Сибирь, Сибирь...
Шрифт:
Я понимаю его…
А ведь он, товарищ мой, видел только маленький краешек Байкала — и видел его в чудесный летний день, когда все вокруг благодарствует покою и солнцу. Он не знает, как в такой же точно день, когда светит солнце и недвижен почти воздух, Байкал может бушевать, казалось бы, ни с чего — словно взбученный изнутри. Смотришь и не веришь своим глазам: тишь, безветрие и грохот воды — это за многие и многие километры дошел сюда из района шторма вал.
Он, товарищ мой, не попадал ни под сарму, ни под култук, ни под баргузин. Так называются ветры, которые мгновенно, с сумасшедшей силой налетают из речных долин и способны натворить на Байкале немалые беды, поднимая порой волну до четырех и шести метров.
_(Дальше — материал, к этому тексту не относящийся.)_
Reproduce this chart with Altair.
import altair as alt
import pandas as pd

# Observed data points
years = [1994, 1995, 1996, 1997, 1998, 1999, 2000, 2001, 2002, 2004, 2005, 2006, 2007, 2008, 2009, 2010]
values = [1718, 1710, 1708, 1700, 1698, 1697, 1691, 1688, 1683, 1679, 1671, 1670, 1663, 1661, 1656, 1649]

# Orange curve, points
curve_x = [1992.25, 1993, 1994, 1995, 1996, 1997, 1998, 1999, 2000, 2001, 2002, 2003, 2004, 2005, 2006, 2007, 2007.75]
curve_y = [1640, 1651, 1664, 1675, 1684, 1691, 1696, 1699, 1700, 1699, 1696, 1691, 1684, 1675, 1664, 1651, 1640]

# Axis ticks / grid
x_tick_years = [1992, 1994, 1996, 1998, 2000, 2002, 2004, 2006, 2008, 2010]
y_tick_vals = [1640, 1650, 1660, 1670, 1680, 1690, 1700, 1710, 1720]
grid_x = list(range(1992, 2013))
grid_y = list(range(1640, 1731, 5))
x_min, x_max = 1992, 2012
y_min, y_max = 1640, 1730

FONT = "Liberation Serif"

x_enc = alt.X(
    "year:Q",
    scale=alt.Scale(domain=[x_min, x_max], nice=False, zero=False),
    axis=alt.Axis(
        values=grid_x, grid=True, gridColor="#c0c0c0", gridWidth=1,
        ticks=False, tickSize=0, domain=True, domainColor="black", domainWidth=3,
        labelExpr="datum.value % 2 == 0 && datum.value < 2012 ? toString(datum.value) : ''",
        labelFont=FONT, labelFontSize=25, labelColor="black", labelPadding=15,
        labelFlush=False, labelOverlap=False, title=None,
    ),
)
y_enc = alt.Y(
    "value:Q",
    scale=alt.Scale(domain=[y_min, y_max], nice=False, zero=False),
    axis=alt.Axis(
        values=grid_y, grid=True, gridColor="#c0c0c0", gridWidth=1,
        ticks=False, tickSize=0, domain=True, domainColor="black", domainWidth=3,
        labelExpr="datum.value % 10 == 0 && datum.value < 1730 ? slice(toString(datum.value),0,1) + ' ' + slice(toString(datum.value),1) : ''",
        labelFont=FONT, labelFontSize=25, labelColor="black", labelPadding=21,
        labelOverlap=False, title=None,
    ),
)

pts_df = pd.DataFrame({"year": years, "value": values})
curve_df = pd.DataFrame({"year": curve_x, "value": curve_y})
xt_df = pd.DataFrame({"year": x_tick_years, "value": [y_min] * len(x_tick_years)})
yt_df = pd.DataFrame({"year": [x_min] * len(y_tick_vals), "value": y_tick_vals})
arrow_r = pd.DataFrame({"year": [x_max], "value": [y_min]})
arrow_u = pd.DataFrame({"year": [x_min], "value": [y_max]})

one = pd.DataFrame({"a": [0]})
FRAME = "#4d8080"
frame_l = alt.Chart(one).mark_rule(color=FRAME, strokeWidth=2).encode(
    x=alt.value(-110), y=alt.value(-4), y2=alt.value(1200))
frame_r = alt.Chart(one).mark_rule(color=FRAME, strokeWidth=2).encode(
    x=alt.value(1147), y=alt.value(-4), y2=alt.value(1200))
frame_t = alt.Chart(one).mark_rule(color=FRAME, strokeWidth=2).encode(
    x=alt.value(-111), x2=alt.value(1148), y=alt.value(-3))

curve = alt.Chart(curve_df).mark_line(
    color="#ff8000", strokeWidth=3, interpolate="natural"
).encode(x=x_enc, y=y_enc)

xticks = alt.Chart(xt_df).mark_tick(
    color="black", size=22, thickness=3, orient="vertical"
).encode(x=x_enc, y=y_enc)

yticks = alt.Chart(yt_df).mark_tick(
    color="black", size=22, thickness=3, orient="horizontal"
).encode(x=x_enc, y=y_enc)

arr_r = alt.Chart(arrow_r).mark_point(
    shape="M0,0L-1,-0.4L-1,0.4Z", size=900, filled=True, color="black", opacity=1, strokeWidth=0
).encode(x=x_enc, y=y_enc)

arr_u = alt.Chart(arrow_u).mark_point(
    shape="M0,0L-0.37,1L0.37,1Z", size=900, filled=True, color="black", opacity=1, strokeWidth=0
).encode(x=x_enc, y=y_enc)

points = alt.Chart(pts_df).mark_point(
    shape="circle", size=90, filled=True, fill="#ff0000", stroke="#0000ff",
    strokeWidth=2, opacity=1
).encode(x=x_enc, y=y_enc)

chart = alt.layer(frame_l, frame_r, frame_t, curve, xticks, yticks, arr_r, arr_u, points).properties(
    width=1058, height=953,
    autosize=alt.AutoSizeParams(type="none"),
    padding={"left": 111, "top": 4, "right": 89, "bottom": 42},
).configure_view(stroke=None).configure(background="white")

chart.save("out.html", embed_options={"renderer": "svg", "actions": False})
Байкальский рыбак не станет, как поется в песне, просить: «Эй, баргузин, пошевеливай вал…»
Он
Он не бывал в бухте Песчаной, где солнечных дней в году гораздо больше, чем на прославленных южных курортах, и не купался в Чивыркуйском заливе, где вода летом нагревается ничуть не меньше, чем в Черном море.
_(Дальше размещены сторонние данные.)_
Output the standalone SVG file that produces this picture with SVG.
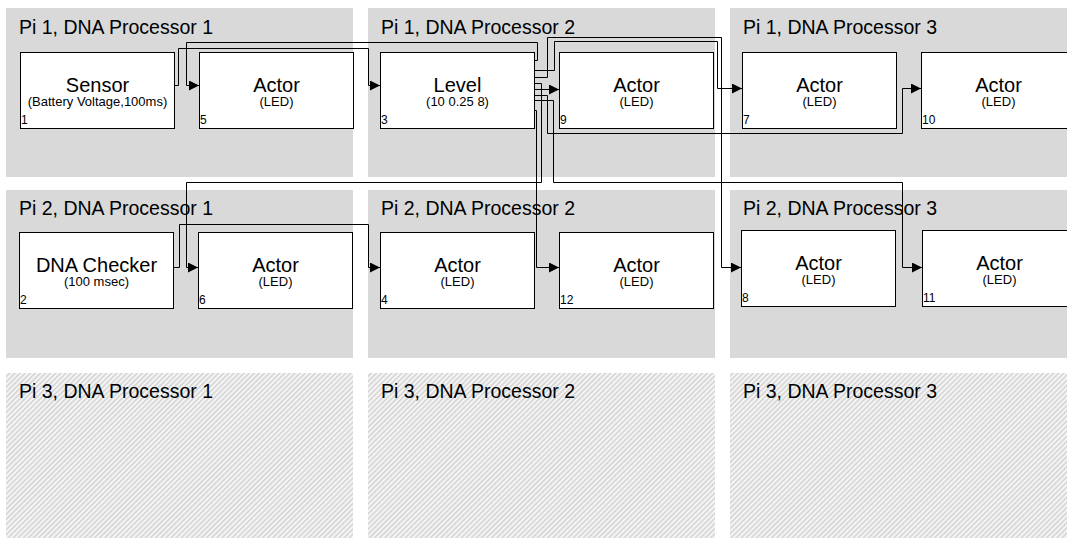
<svg xmlns="http://www.w3.org/2000/svg" width="1067" height="538" viewBox="0 0 1067 538">
<style>
.panel{fill:#d9d9d9;stroke:none}
.hatched{fill:url(#hatch);stroke:none}
.title{font-family:"Liberation Sans",Arial,sans-serif;font-size:19.5px;fill:#000}
.box{fill:#fff;stroke:#000;stroke-width:1}
.main{font-family:"Liberation Sans",Arial,sans-serif;font-size:20px;fill:#000;text-anchor:middle}
.sub{font-family:"Liberation Sans",Arial,sans-serif;font-size:13px;fill:#000;text-anchor:middle}
.nid{font-family:"Liberation Sans",Arial,sans-serif;font-size:12px;fill:#000}
.conn path{fill:none;stroke:#000;stroke-width:1;marker-end:url(#arr)}
</style>
<defs>
<marker id="arr" markerUnits="userSpaceOnUse" markerWidth="10" markerHeight="10" refX="10" refY="5" orient="auto">
<path d="M0,0 L10,5 L0,10 z" fill="#000"/>
</marker>
<pattern id="hatch" patternUnits="userSpaceOnUse" width="3.6" height="3.6" patternTransform="rotate(45)">
<rect width="3.6" height="3.6" fill="#f5f5f5"/>
<rect width="1.6" height="3.6" fill="#d4d4d4"/>
</pattern>
</defs>

<g id="panels">
<rect class="panel" x="6" y="8" width="347" height="169"/>
<rect class="panel" x="368" y="8" width="347" height="169"/>
<rect class="panel" x="730" y="8" width="347" height="169"/>
<rect class="panel" x="6" y="190" width="347" height="168"/>
<rect class="panel" x="368" y="190" width="347" height="168"/>
<rect class="panel" x="730" y="190" width="347" height="168"/>
<rect class="hatched" x="6" y="373" width="347" height="170"/>
<rect class="hatched" x="368" y="373" width="347" height="170"/>
<rect class="hatched" x="730" y="373" width="347" height="170"/>
<text class="title" x="19" y="34">Pi 1, DNA Processor 1</text>
<text class="title" x="381" y="34">Pi 1, DNA Processor 2</text>
<text class="title" x="743" y="34">Pi 1, DNA Processor 3</text>
<text class="title" x="19" y="215">Pi 2, DNA Processor 1</text>
<text class="title" x="381" y="215">Pi 2, DNA Processor 2</text>
<text class="title" x="743" y="215">Pi 2, DNA Processor 3</text>
<text class="title" x="19" y="398">Pi 3, DNA Processor 1</text>
<text class="title" x="381" y="398">Pi 3, DNA Processor 2</text>
<text class="title" x="743" y="398">Pi 3, DNA Processor 3</text>
</g>

<g id="node1">
<rect class="box" x="20.5" y="52.5" width="154" height="76"/>
<text class="main" x="97.5" y="92">Sensor</text>
<text class="sub" x="97.5" y="106">(Battery Voltage,100ms)</text>
<text class="nid" x="21" y="124">1</text>
</g>
<g id="node5">
<rect class="box" x="199.5" y="52.5" width="154" height="76"/>
<text class="main" x="276.5" y="92">Actor</text>
<text class="sub" x="276.5" y="106">(LED)</text>
<text class="nid" x="200" y="124">5</text>
</g>
<g id="node3">
<rect class="box" x="380.5" y="52.5" width="154" height="76"/>
<text class="main" x="457.5" y="92">Level</text>
<text class="sub" x="457.5" y="106">(10 0.25 8)</text>
<text class="nid" x="381" y="124">3</text>
</g>
<g id="node9">
<rect class="box" x="559.5" y="52.5" width="154" height="76"/>
<text class="main" x="636.5" y="92">Actor</text>
<text class="sub" x="636.5" y="106">(LED)</text>
<text class="nid" x="560" y="124">9</text>
</g>
<g id="node7">
<rect class="box" x="742.5" y="52.5" width="154" height="76"/>
<text class="main" x="819.5" y="92">Actor</text>
<text class="sub" x="819.5" y="106">(LED)</text>
<text class="nid" x="743" y="124">7</text>
</g>
<g id="node10">
<rect class="box" x="921.5" y="52.5" width="154" height="76"/>
<text class="main" x="998.5" y="92">Actor</text>
<text class="sub" x="998.5" y="106">(LED)</text>
<text class="nid" x="922" y="124">10</text>
</g>
<g id="node2">
<rect class="box" x="19.5" y="232.5" width="154" height="76"/>
<text class="main" x="96.5" y="272">DNA Checker</text>
<text class="sub" x="96.5" y="286">(100 msec)</text>
<text class="nid" x="20" y="304">2</text>
</g>
<g id="node6">
<rect class="box" x="198.5" y="232.5" width="154" height="76"/>
<text class="main" x="275.5" y="272">Actor</text>
<text class="sub" x="275.5" y="286">(LED)</text>
<text class="nid" x="199" y="304">6</text>
</g>
<g id="node4">
<rect class="box" x="380.5" y="232.5" width="154" height="76"/>
<text class="main" x="457.5" y="272">Actor</text>
<text class="sub" x="457.5" y="286">(LED)</text>
<text class="nid" x="381" y="304">4</text>
</g>
<g id="node12">
<rect class="box" x="559.5" y="232.5" width="154" height="76"/>
<text class="main" x="636.5" y="272">Actor</text>
<text class="sub" x="636.5" y="286">(LED)</text>
<text class="nid" x="560" y="304">12</text>
</g>
<g id="node8">
<rect class="box" x="741.5" y="230.5" width="154" height="76"/>
<text class="main" x="818.5" y="270">Actor</text>
<text class="sub" x="818.5" y="284">(LED)</text>
<text class="nid" x="742" y="302">8</text>
</g>
<g id="node11">
<rect class="box" x="922.5" y="230.5" width="154" height="76"/>
<text class="main" x="999.5" y="270">Actor</text>
<text class="sub" x="999.5" y="284">(LED)</text>
<text class="nid" x="923" y="302">11</text>
</g>

<g id="connectors" class="conn">
<path d="M174.5,85.5 H178.5 V48.5 H368.5 V85.5 H380"/>
<path d="M534.5,60.5 H537.5 V42.5 H186.5 V85.5 H199"/>
<path d="M173.5,267.5 H179.5 V224.5 H368.5 V267.5 H380"/>
<path d="M534.5,83.5 H541.5 V182.5 H186.5 V267.5 H198"/>
<path d="M534.5,110.5 H536.5 V267.5 H559"/>
<path d="M534.5,89.5 H559"/>
<path d="M534.5,70.5 H554.5 V41.5 H717.5 V88.5 H742"/>
<path d="M534.5,77.5 H547.5 V37.5 H721.5 V267.5 H741"/>
<path d="M534.5,95.5 H547.5 V133.5 H902.5 V88.5 H921"/>
<path d="M534.5,100.5 H553.5 V182.5 H902.5 V267.5 H922"/>
</g>
</svg>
Он не знает зимнего Байкала, когда вычищенный ветрами прозрачный лед представляется настолько тонким, что под ним, как под увеличительным стеклом, живет и шевелится вода, на него боязно ступить, а между тем под ногами может быть и метр, и больше толщины; не слышал он, товарищ мой, с каким гулом и треском разрывает Байкал, пошевеливаясь, под весну этот лед широкими бездонными трещинами, через которые не пройти, не проехать, а затем, снова сойдясь, возводит над ним великолепные громады голубых торосов.
Он не попадал в волшебную сказку: то мчится навстречу тебе с распущенным белоснежным полотнищем парусник; то повиснет в воздухе, плавно снижаясь и как бы приноравливаясь, где лучше сесть, средневековый красавец замок, то широкой полосой плывут с высоко и гордо поднятыми головами и совсем близко наплывают на тебя лебеди… Это миражи на Байкале, обычное здесь явление, с которыми связано немало прекрасных легенд и поверий.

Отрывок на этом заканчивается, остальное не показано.